# Stated task:
Leave the pictures out and retype the lines from the beginning through the line with "const yTickValues = [2000, 1000, 0, -1000, -2000];", both ends included.
+++ Data excerpt
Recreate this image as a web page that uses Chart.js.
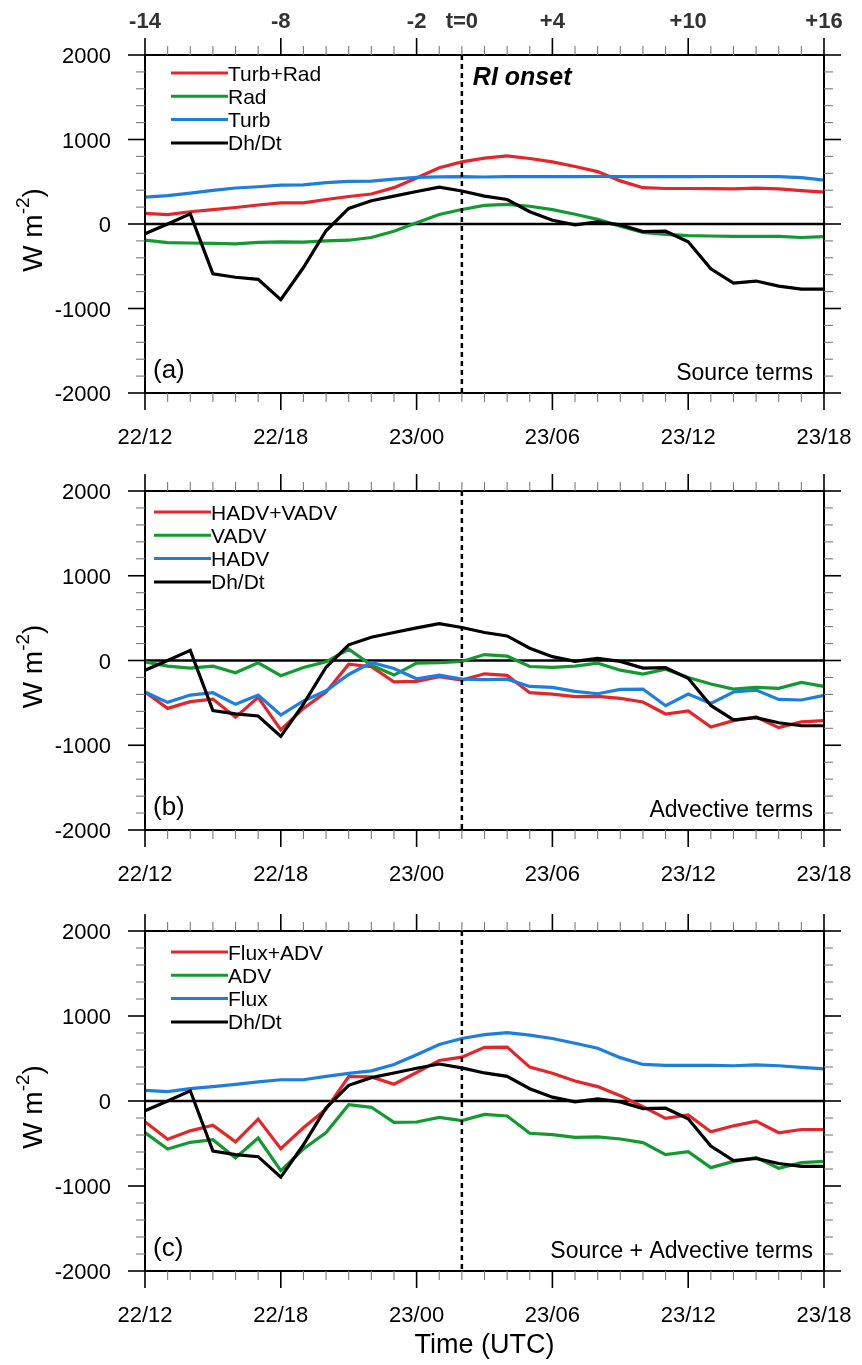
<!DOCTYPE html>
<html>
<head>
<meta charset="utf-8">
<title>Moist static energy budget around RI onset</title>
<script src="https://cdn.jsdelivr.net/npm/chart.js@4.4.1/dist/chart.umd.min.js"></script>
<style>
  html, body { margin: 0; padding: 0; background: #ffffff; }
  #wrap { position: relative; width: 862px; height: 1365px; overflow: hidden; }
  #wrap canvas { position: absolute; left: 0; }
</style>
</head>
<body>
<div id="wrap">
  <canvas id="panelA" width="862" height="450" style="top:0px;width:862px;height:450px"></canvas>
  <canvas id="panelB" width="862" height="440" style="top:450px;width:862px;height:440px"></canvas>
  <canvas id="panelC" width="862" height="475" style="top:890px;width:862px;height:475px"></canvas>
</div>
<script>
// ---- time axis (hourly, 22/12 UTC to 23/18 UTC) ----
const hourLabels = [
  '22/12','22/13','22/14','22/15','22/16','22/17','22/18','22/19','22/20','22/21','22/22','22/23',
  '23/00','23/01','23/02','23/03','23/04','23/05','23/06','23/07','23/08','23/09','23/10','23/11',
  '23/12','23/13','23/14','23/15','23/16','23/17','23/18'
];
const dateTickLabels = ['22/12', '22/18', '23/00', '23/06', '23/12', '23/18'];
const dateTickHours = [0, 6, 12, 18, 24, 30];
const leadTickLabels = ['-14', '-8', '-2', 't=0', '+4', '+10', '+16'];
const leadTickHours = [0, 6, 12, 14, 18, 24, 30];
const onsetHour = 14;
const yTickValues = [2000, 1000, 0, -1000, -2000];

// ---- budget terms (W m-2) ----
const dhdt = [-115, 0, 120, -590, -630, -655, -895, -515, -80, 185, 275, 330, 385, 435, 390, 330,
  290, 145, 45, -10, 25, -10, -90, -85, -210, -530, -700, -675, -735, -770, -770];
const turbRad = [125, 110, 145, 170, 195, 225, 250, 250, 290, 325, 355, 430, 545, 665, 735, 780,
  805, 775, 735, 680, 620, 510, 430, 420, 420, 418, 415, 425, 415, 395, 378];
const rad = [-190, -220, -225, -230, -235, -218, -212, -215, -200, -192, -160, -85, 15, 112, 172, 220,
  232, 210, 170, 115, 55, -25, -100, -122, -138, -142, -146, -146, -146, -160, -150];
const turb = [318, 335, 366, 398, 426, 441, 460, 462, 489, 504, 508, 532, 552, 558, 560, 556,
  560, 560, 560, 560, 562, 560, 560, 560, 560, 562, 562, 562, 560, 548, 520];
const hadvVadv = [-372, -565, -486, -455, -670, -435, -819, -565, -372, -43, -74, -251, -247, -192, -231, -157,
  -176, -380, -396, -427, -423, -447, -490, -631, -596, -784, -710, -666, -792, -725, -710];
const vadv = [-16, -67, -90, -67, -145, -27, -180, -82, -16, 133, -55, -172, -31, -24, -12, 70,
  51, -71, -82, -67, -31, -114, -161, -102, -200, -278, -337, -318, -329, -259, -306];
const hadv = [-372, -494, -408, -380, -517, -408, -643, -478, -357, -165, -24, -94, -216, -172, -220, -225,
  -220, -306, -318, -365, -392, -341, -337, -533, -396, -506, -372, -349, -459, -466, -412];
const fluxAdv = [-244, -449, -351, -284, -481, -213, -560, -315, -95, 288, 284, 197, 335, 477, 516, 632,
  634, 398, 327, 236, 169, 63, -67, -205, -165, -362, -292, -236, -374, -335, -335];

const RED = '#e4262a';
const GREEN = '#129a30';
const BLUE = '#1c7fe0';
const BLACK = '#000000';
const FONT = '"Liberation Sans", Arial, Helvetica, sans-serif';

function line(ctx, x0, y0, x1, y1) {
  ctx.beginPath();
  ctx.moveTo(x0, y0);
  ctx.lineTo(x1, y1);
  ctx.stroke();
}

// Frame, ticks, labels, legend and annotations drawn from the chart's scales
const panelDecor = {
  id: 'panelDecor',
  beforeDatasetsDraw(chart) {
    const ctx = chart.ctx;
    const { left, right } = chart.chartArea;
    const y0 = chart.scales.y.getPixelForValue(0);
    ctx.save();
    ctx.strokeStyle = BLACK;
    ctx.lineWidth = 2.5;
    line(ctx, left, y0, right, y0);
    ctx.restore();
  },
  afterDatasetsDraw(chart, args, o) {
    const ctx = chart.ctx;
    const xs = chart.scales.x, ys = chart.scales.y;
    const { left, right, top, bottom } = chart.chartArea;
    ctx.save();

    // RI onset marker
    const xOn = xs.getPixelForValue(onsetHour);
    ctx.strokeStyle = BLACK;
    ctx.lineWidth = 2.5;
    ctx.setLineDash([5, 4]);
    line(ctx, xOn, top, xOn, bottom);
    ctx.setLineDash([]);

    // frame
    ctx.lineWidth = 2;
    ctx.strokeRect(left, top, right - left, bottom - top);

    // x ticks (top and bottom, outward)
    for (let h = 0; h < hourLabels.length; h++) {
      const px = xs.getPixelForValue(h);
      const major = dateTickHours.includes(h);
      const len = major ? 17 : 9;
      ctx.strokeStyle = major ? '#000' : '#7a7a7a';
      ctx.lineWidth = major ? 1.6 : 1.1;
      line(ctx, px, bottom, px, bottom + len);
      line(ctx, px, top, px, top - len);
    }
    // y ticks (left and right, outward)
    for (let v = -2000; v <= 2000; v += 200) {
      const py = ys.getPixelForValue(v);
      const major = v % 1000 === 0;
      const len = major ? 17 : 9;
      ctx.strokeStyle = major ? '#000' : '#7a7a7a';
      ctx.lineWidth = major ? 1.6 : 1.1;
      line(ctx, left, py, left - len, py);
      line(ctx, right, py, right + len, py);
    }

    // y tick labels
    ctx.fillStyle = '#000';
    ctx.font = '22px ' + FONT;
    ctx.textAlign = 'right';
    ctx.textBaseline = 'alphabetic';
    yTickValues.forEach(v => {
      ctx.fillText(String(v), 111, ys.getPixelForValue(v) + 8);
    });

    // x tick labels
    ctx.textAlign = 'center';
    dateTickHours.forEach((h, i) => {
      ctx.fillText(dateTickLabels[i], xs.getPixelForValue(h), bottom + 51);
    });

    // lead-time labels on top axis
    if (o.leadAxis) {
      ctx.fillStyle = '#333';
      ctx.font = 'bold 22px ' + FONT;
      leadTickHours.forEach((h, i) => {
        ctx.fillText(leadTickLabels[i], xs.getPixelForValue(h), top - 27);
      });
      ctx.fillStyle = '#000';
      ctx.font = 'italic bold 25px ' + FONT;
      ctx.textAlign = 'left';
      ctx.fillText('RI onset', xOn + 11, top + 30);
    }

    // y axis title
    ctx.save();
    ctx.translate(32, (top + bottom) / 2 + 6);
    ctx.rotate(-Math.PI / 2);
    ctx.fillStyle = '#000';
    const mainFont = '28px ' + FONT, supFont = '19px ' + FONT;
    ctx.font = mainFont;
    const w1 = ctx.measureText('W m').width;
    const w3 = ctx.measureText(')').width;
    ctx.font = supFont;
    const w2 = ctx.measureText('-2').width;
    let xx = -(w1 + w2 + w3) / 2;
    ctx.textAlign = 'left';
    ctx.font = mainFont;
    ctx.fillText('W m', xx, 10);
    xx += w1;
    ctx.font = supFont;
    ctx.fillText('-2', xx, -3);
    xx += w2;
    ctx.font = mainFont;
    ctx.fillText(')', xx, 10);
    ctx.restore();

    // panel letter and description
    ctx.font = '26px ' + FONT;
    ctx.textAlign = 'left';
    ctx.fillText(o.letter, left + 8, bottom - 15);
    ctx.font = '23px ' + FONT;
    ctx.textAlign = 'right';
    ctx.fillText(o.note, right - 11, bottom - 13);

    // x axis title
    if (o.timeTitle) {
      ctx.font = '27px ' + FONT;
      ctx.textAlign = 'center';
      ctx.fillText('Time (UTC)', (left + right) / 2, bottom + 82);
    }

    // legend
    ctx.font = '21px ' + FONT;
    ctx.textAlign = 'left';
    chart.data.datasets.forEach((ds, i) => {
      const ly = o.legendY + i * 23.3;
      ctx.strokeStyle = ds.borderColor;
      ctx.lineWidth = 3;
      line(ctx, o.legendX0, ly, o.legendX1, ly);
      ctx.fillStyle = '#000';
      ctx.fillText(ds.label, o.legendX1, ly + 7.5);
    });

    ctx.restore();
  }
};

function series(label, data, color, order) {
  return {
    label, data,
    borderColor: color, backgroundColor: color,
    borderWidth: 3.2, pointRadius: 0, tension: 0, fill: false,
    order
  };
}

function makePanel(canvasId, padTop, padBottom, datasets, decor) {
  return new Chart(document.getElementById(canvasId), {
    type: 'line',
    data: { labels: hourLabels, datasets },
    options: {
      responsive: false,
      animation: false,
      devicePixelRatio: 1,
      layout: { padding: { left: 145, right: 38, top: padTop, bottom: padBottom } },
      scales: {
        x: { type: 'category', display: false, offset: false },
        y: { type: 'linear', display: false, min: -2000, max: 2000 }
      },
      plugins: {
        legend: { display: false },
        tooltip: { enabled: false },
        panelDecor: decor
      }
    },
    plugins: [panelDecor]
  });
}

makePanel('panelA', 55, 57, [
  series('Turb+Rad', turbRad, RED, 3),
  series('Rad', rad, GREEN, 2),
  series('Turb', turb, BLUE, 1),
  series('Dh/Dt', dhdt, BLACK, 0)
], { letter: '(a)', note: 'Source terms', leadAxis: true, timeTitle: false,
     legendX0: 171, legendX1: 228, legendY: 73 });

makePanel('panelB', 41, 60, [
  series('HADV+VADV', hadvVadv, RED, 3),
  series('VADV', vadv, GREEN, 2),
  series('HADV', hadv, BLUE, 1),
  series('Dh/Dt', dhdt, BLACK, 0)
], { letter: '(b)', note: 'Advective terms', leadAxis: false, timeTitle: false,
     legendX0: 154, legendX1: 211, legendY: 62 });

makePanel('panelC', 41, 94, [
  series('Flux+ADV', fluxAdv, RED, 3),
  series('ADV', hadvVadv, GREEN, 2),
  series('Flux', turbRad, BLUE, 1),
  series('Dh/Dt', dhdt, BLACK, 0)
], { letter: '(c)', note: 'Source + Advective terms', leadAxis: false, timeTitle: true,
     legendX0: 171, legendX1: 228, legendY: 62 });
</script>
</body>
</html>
++++++
# Written reply:
Recreate this image as a web page that uses Chart.js.
<!DOCTYPE html>
<html>
<head>
<meta charset="utf-8">
<title>Moist static energy budget around RI onset</title>
<script src="https://cdn.jsdelivr.net/npm/chart.js@4.4.1/dist/chart.umd.min.js"></script>
<style>
  html, body { margin: 0; padding: 0; background: #ffffff; }
  #wrap { position: relative; width: 862px; height: 1365px; overflow: hidden; }
  #wrap canvas { position: absolute; left: 0; }
</style>
</head>
<body>
<div id="wrap">
  <canvas id="panelA" width="862" height="450" style="top:0px;width:862px;height:450px"></canvas>
  <canvas id="panelB" width="862" height="440" style="top:450px;width:862px;height:440px"></canvas>
  <canvas id="panelC" width="862" height="475" style="top:890px;width:862px;height:475px"></canvas>
</div>
<script>
// ---- time axis (hourly, 22/12 UTC to 23/18 UTC) ----
const hourLabels = [
  '22/12','22/13','22/14','22/15','22/16','22/17','22/18','22/19','22/20','22/21','22/22','22/23',
  '23/00','23/01','23/02','23/03','23/04','23/05','23/06','23/07','23/08','23/09','23/10','23/11',
  '23/12','23/13','23/14','23/15','23/16','23/17','23/18'
];
const dateTickLabels = ['22/12', '22/18', '23/00', '23/06', '23/12', '23/18'];
const dateTickHours = [0, 6, 12, 18, 24, 30];
const leadTickLabels = ['-14', '-8', '-2', 't=0', '+4', '+10', '+16'];
const leadTickHours = [0, 6, 12, 14, 18, 24, 30];
const onsetHour = 14;
const yTickValues = [2000, 1000, 0, -1000, -2000];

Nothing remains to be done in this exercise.